We then use the third step of utility, again something that somewhat differs from the video, where Thoughtquake aborts plans as soon as they can’t be nearly as good as the current best, but one of the most important parts of the Utility Theory is the fact that it allows for some degree of randomness.

The paper named “Design Patterns for the Configuration of Utility-Based AI” has a nice way of explaining the third step, and also the reason why it is important for this to exist, while also explaining why we can’t eliminate plans unless they are not going to happen:

“Third, we eliminate options whose weight is significantly less than that of the best remaining option. The intent here is to eliminate options that would look stupid if selected.
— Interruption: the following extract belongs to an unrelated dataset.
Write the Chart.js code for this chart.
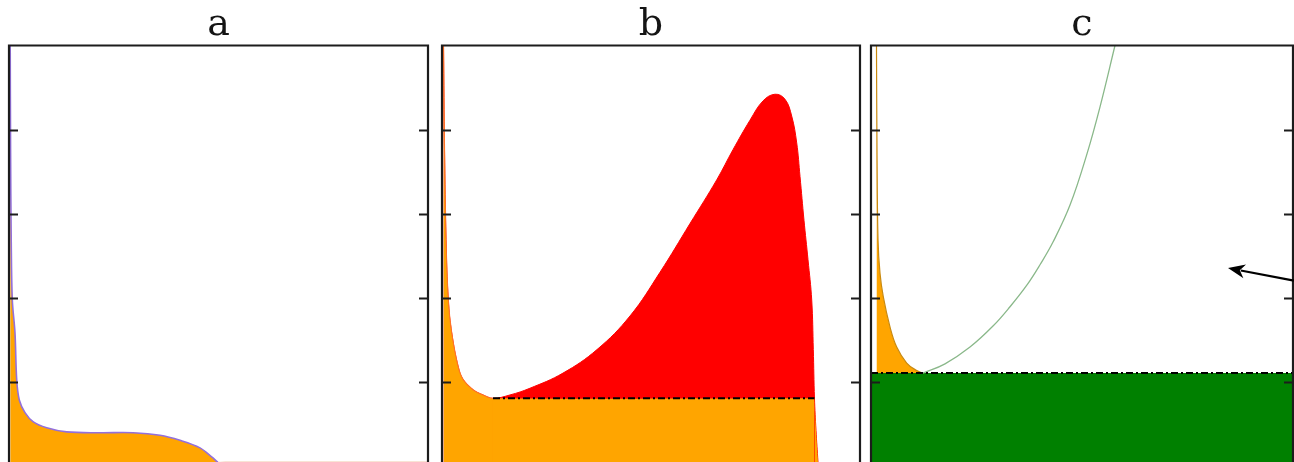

The exact cutoff ratio to use in this step is data-driven, and varies depending on the decision being made. For example, if we’re choosing between two weapons, one with a weight of 5 and the other with a weight of 1, then we should probably not select the second weapon (doing so will look stupid). On the other hand, sometimes we have a large number of options that are very similar, whose collective weight is what’s important. For example, if we’re configuring a target selection AI for a sniper shooting at a platoon of Marines, we might want the probability of shooting the platoon leader to be roughly twice that of shooting one of the other Marines. Since there are roughly 40 enlisted Marines in a platoon, the probability of shooting each of them would only be about 1.25% that of shooting the platoon leader – far less than the 20% cutoff ratio given above. If we allow this step to eliminate those low weight options then the probability of shooting the platoon leader becomes 100%, which was not the intent.”

Design Patterns for the Configuration of Utility-Based AI

Then we use the weight-based random for the last step to determine the plan we are going to use. This will be done based on the Score per Cost, which allows something that we really want to happen, but is extremely expensive, to be valued the same as something we also want but not as much, but which is a lot cheaper to do.

Afterward the plan, which has become a single vector filled with actions to take, is output back into blueprints, where it can be picked up and executed.